- _What is required_
Reproduce the listing exactly and skip over any pictures.

- _Material provided_

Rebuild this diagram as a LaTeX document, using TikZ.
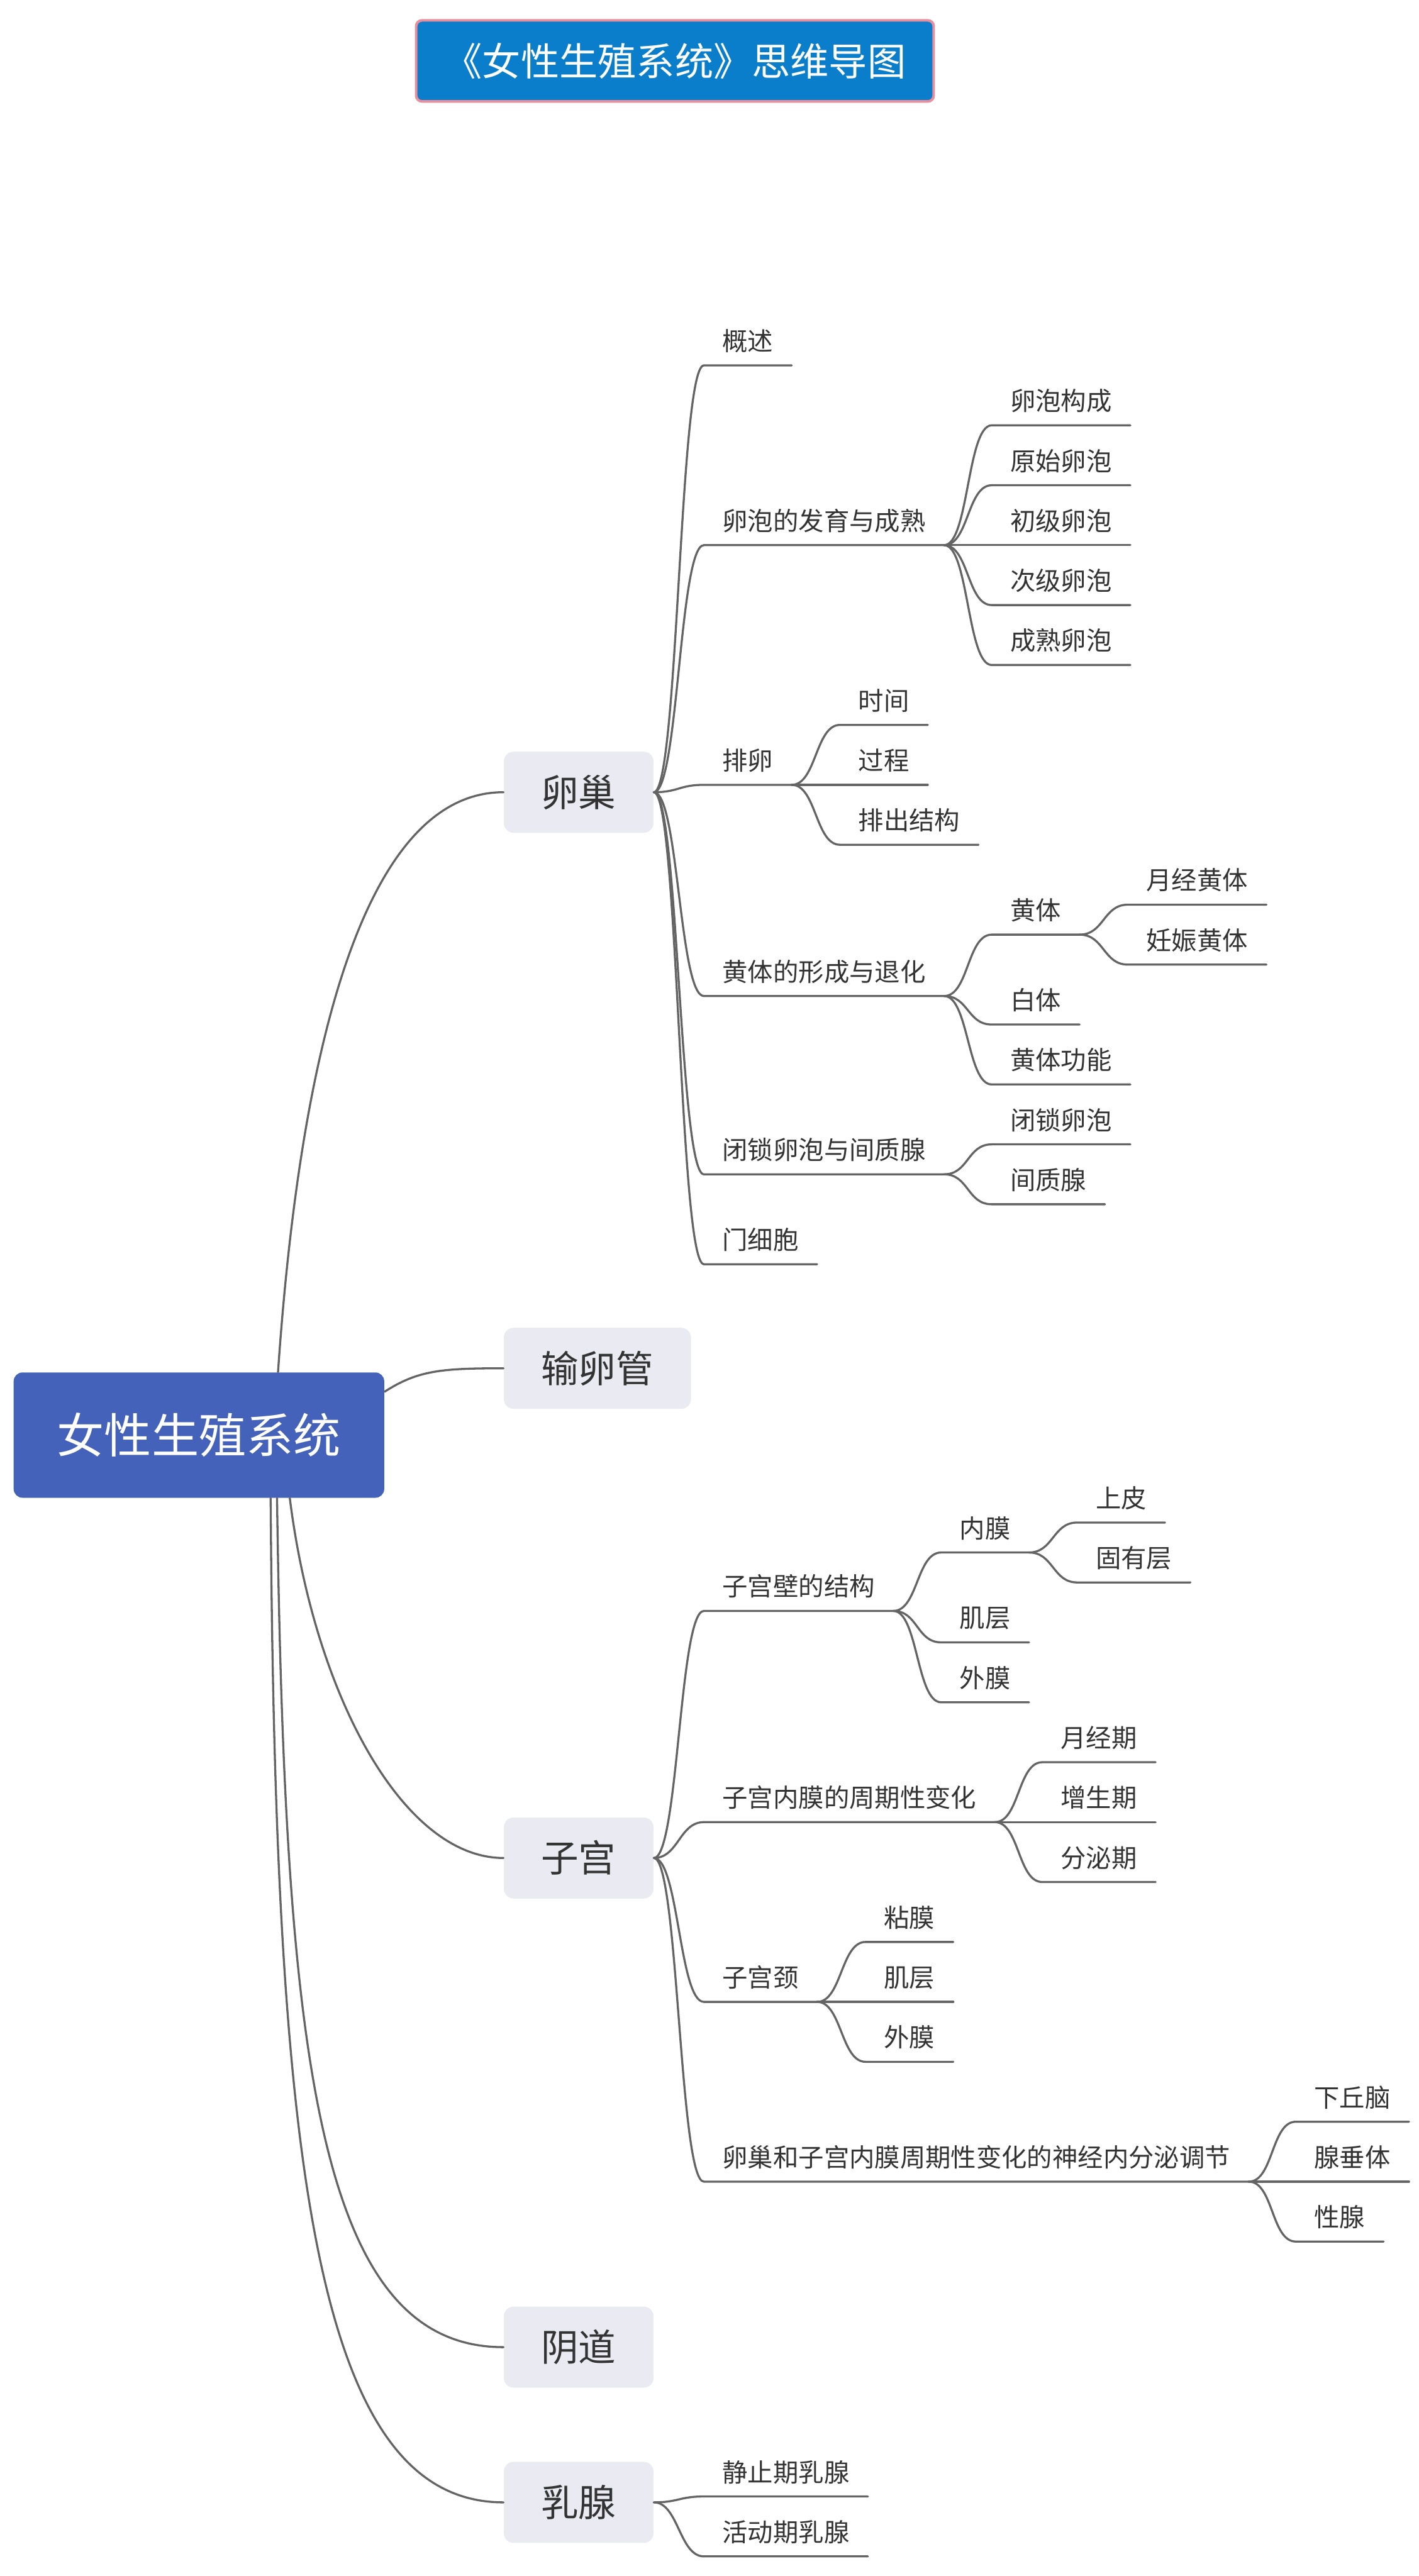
\documentclass[tikz,border=0pt]{standalone}
\usepackage{fontspec}
\setmainfont{Noto Sans CJK SC}
\usetikzlibrary{calc}

\definecolor{titleblue}{RGB}{10,126,202}
\definecolor{titleedge}{RGB}{232,142,156}
\definecolor{rootblue}{RGB}{68,98,186}
\definecolor{mainfill}{RGB}{233,234,242}
\definecolor{linegray}{RGB}{100,100,100}
\definecolor{textgray}{RGB}{51,51,51}

\tikzset{
  mapline/.style={draw=linegray, line width=1.2pt, line cap=round},
  fork/.style={out=0, in=180, out distance=5mm, in distance=5mm},
  topic/.style={anchor=south west, inner xsep=3.7mm, inner ysep=0pt, text=textgray,
    font=\fontsize{14.7pt}{17pt}\selectfont, text height=4.3mm, text depth=2.94mm},
  mainbox/.style={anchor=west, fill=mainfill, rounded corners=2mm, text=textgray,
    inner xsep=7.6mm, minimum height=16.5mm,
    font=\fontsize{21.7pt}{26pt}\selectfont, text height=6.3mm, text depth=0.5mm},
  rootbox/.style={fill=rootblue, rounded corners=1.8mm, text=white,
    minimum width=75.4mm, minimum height=25.5mm,
    font=\fontsize{27.4pt}{32pt}\selectfont, text height=8mm, text depth=0.7mm},
  titlebox/.style={fill=titleblue, draw=titleedge, line width=1.5pt, rounded corners=1.2mm,
    text=white, minimum width=105.3mm, minimum height=16.5mm,
    font=\fontsize{22.3pt}{26pt}\selectfont, text height=6.5mm, text depth=0.5mm},
}

\begin{document}
\begin{tikzpicture}[x=0.01cm, y=-0.01cm]
  \useasboundingbox (0,0) rectangle (2888,5245);

  \node[titlebox] (title) at (1374,124) {《女性生殖系统》思维导图};
  \node[rootbox] (root) at (405,2922) {女性生殖系统};

  \node[mainbox] (ovary) at (1025,1613) {卵巢};
  \node[mainbox] (tube) at (1025,2786) {输卵管};
  \node[mainbox] (uterus) at (1025,3783) {子宫};
  \node[mainbox] (vagina) at (1025,4779) {阴道};
  \node[mainbox] (breast) at (1025,5095) {乳腺};

  % main branches
  \draw[mapline] ($(root.north)+(161,0)$) .. controls +(34,-495) and +(-325,0) .. (ovary.west);
  \draw[mapline] ($(root.north east)+(0,40)$) .. controls +(68,-44) and +(-125,0) .. (tube.west);
  \draw[mapline] ($(root.south)+(185,0)$) .. controls +(50,400) and +(-205,0) .. (uterus.west);
  \draw[mapline] ($(root.south)+(159,0)$) .. controls +(16,1150) and +(-375,0) .. (vagina.west);
  \draw[mapline] ($(root.south)+(146,0)$) .. controls +(9,1350) and +(-385,0) .. (breast.west);

  % ovary
  \foreach \name/\txt/\y in {intro/概述/744, follicle/卵泡的发育与成熟/1110,
      ovulation/排卵/1598, luteum/黄体的形成与退化/2028,
      atresia/闭锁卵泡与间质腺/2391, hilus/门细胞/2574}{
    \node[topic] (\name) at (1433,\y) {\txt};
    \draw[mapline] (ovary.east) to[fork] (\name.south west) -- (\name.south east);
  }
  \foreach \name/\txt/\y in {f1/卵泡构成/866, f2/原始卵泡/988, f3/初级卵泡/1110,
      f4/次级卵泡/1232, f5/成熟卵泡/1354}{
    \node[topic] (\name) at (2019,\y) {\txt};
    \draw[mapline] (follicle.south east) to[fork] (\name.south west) -- (\name.south east);
  }
  \foreach \name/\txt/\y in {o1/时间/1476, o2/过程/1598, o3/排出结构/1720}{
    \node[topic] (\name) at (1710,\y) {\txt};
    \draw[mapline] (ovulation.south east) to[fork] (\name.south west) -- (\name.south east);
  }
  \foreach \name/\txt/\y in {l1/黄体/1903, l2/白体/2086, l3/黄体功能/2208}{
    \node[topic] (\name) at (2019,\y) {\txt};
    \draw[mapline] (luteum.south east) to[fork] (\name.south west) -- (\name.south east);
  }
  \foreach \name/\txt/\y in {lm/月经黄体/1842, lp/妊娠黄体/1964}{
    \node[topic] (\name) at (2296,\y) {\txt};
    \draw[mapline] (l1.south east) to[fork] (\name.south west) -- (\name.south east);
  }
  \foreach \name/\txt/\y in {a1/闭锁卵泡/2330, a2/间质腺/2452}{
    \node[topic] (\name) at (2019,\y) {\txt};
    \draw[mapline] (atresia.south east) to[fork] (\name.south west) -- (\name.south east);
  }

  % uterus
  \foreach \name/\txt/\y in {wall/子宫壁的结构/3280, cycle/子宫内膜的周期性变化/3710,
      cervix/子宫颈/4076, neuro/卵巢和子宫内膜周期性变化的神经内分泌调节/4442}{
    \node[topic] (\name) at (1433,\y) {\txt};
    \draw[mapline] (uterus.east) to[fork] (\name.south west) -- (\name.south east);
  }
  \foreach \name/\txt/\y in {w1/内膜/3161, w2/肌层/3344, w3/外膜/3466}{
    \node[topic] (\name) at (1916,\y) {\txt};
    \draw[mapline] (wall.south east) to[fork] (\name.south west) -- (\name.south east);
  }
  \foreach \name/\txt/\y in {e1/上皮/3100, e2/固有层/3222}{
    \node[topic] (\name) at (2193,\y) {\txt};
    \draw[mapline] (w1.south east) to[fork] (\name.south west) -- (\name.south east);
  }
  \foreach \name/\txt/\y in {c1/月经期/3588, c2/增生期/3710, c3/分泌期/3832}{
    \node[topic] (\name) at (2122,\y) {\txt};
    \draw[mapline] (cycle.south east) to[fork] (\name.south west) -- (\name.south east);
  }
  \foreach \name/\txt/\y in {v1/粘膜/3954, v2/肌层/4076, v3/外膜/4198}{
    \node[topic] (\name) at (1762,\y) {\txt};
    \draw[mapline] (cervix.south east) to[fork] (\name.south west) -- (\name.south east);
  }
  \foreach \name/\txt/\y in {n1/下丘脑/4320, n2/腺垂体/4442, n3/性腺/4564}{
    \node[topic] (\name) at (2638,\y) {\txt};
    \draw[mapline] (neuro.south east) to[fork] (\name.south west) -- (\name.south east);
  }

  % breast
  \foreach \name/\txt/\y in {b1/静止期乳腺/5083, b2/活动期乳腺/5205}{
    \node[topic] (\name) at (1433,\y) {\txt};
    \draw[mapline] (breast.east) to[fork] (\name.south west) -- (\name.south east);
  }
\end{tikzpicture}
\end{document}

- _Answer to the exercise_
Rebuild this diagram as a LaTeX document, using TikZ.
\documentclass[tikz,border=0pt]{standalone}
\usepackage{fontspec}
\setmainfont{Noto Sans CJK SC}
\usetikzlibrary{calc}

\definecolor{titleblue}{RGB}{10,126,202}
\definecolor{titleedge}{RGB}{232,142,156}
\definecolor{rootblue}{RGB}{68,98,186}
\definecolor{mainfill}{RGB}{233,234,242}
\definecolor{linegray}{RGB}{100,100,100}
\definecolor{textgray}{RGB}{51,51,51}

\tikzset{
  mapline/.style={draw=linegray, line width=1.2pt, line cap=round},
  fork/.style={out=0, in=180, out distance=5mm, in distance=5mm},
  topic/.style={anchor=south west, inner xsep=3.7mm, inner ysep=0pt, text=textgray,
    font=\fontsize{14.7pt}{17pt}\selectfont, text height=4.3mm, text depth=2.94mm},
  mainbox/.style={anchor=west, fill=mainfill, rounded corners=2mm, text=textgray,
    inner xsep=7.6mm, minimum height=16.5mm,
    font=\fontsize{21.7pt}{26pt}\selectfont, text height=6.3mm, text depth=0.5mm},
  rootbox/.style={fill=rootblue, rounded corners=1.8mm, text=white,
    minimum width=75.4mm, minimum height=25.5mm,
    font=\fontsize{27.4pt}{32pt}\selectfont, text height=8mm, text depth=0.7mm},
  titlebox/.style={fill=titleblue, draw=titleedge, line width=1.5pt, rounded corners=1.2mm,
    text=white, minimum width=105.3mm, minimum height=16.5mm,
    font=\fontsize{22.3pt}{26pt}\selectfont, text height=6.5mm, text depth=0.5mm},
}

\begin{document}
\begin{tikzpicture}[x=0.01cm, y=-0.01cm]
  \useasboundingbox (0,0) rectangle (2888,5245);

  \node[titlebox] (title) at (1374,124) {《女性生殖系统》思维导图};
  \node[rootbox] (root) at (405,2922) {女性生殖系统};

  \node[mainbox] (ovary) at (1025,1613) {卵巢};
  \node[mainbox] (tube) at (1025,2786) {输卵管};
  \node[mainbox] (uterus) at (1025,3783) {子宫};
  \node[mainbox] (vagina) at (1025,4779) {阴道};
  \node[mainbox] (breast) at (1025,5095) {乳腺};

  % main branches
  \draw[mapline] ($(root.north)+(161,0)$) .. controls +(34,-495) and +(-325,0) .. (ovary.west);
  \draw[mapline] ($(root.north east)+(0,40)$) .. controls +(68,-44) and +(-125,0) .. (tube.west);
  \draw[mapline] ($(root.south)+(185,0)$) .. controls +(50,400) and +(-205,0) .. (uterus.west);
  \draw[mapline] ($(root.south)+(159,0)$) .. controls +(16,1150) and +(-375,0) .. (vagina.west);
  \draw[mapline] ($(root.south)+(146,0)$) .. controls +(9,1350) and +(-385,0) .. (breast.west);

  % ovary
  \foreach \name/\txt/\y in {intro/概述/744, follicle/卵泡的发育与成熟/1110,
      ovulation/排卵/1598, luteum/黄体的形成与退化/2028,
      atresia/闭锁卵泡与间质腺/2391, hilus/门细胞/2574}{
    \node[topic] (\name) at (1433,\y) {\txt};
    \draw[mapline] (ovary.east) to[fork] (\name.south west) -- (\name.south east);
  }
  \foreach \name/\txt/\y in {f1/卵泡构成/866, f2/原始卵泡/988, f3/初级卵泡/1110,
      f4/次级卵泡/1232, f5/成熟卵泡/1354}{
    \node[topic] (\name) at (2019,\y) {\txt};
    \draw[mapline] (follicle.south east) to[fork] (\name.south west) -- (\name.south east);
  }
  \foreach \name/\txt/\y in {o1/时间/1476, o2/过程/1598, o3/排出结构/1720}{
    \node[topic] (\name) at (1710,\y) {\txt};
    \draw[mapline] (ovulation.south east) to[fork] (\name.south west) -- (\name.south east);
  }
  \foreach \name/\txt/\y in {l1/黄体/1903, l2/白体/2086, l3/黄体功能/2208}{
    \node[topic] (\name) at (2019,\y) {\txt};
    \draw[mapline] (luteum.south east) to[fork] (\name.south west) -- (\name.south east);
  }
  \foreach \name/\txt/\y in {lm/月经黄体/1842, lp/妊娠黄体/1964}{
    \node[topic] (\name) at (2296,\y) {\txt};
    \draw[mapline] (l1.south east) to[fork] (\name.south west) -- (\name.south east);
  }
  \foreach \name/\txt/\y in {a1/闭锁卵泡/2330, a2/间质腺/2452}{
    \node[topic] (\name) at (2019,\y) {\txt};
    \draw[mapline] (atresia.south east) to[fork] (\name.south west) -- (\name.south east);
  }

  % uterus
  \foreach \name/\txt/\y in {wall/子宫壁的结构/3280, cycle/子宫内膜的周期性变化/3710,
      cervix/子宫颈/4076, neuro/卵巢和子宫内膜周期性变化的神经内分泌调节/4442}{
    \node[topic] (\name) at (1433,\y) {\txt};
    \draw[mapline] (uterus.east) to[fork] (\name.south west) -- (\name.south east);
  }
  \foreach \name/\txt/\y in {w1/内膜/3161, w2/肌层/3344, w3/外膜/3466}{
    \node[topic] (\name) at (1916,\y) {\txt};
    \draw[mapline] (wall.south east) to[fork] (\name.south west) -- (\name.south east);
  }
  \foreach \name/\txt/\y in {e1/上皮/3100, e2/固有层/3222}{
    \node[topic] (\name) at (2193,\y) {\txt};
    \draw[mapline] (w1.south east) to[fork] (\name.south west) -- (\name.south east);
  }
  \foreach \name/\txt/\y in {c1/月经期/3588, c2/增生期/3710, c3/分泌期/3832}{
    \node[topic] (\name) at (2122,\y) {\txt};
    \draw[mapline] (cycle.south east) to[fork] (\name.south west) -- (\name.south east);
  }
  \foreach \name/\txt/\y in {v1/粘膜/3954, v2/肌层/4076, v3/外膜/4198}{
    \node[topic] (\name) at (1762,\y) {\txt};
    \draw[mapline] (cervix.south east) to[fork] (\name.south west) -- (\name.south east);
  }
  \foreach \name/\txt/\y in {n1/下丘脑/4320, n2/腺垂体/4442, n3/性腺/4564}{
    \node[topic] (\name) at (2638,\y) {\txt};
    \draw[mapline] (neuro.south east) to[fork] (\name.south west) -- (\name.south east);
  }

  % breast
  \foreach \name/\txt/\y in {b1/静止期乳腺/5083, b2/活动期乳腺/5205}{
    \node[topic] (\name) at (1433,\y) {\txt};
    \draw[mapline] (breast.east) to[fork] (\name.south west) -- (\name.south east);
  }
\end{tikzpicture}
\end{document}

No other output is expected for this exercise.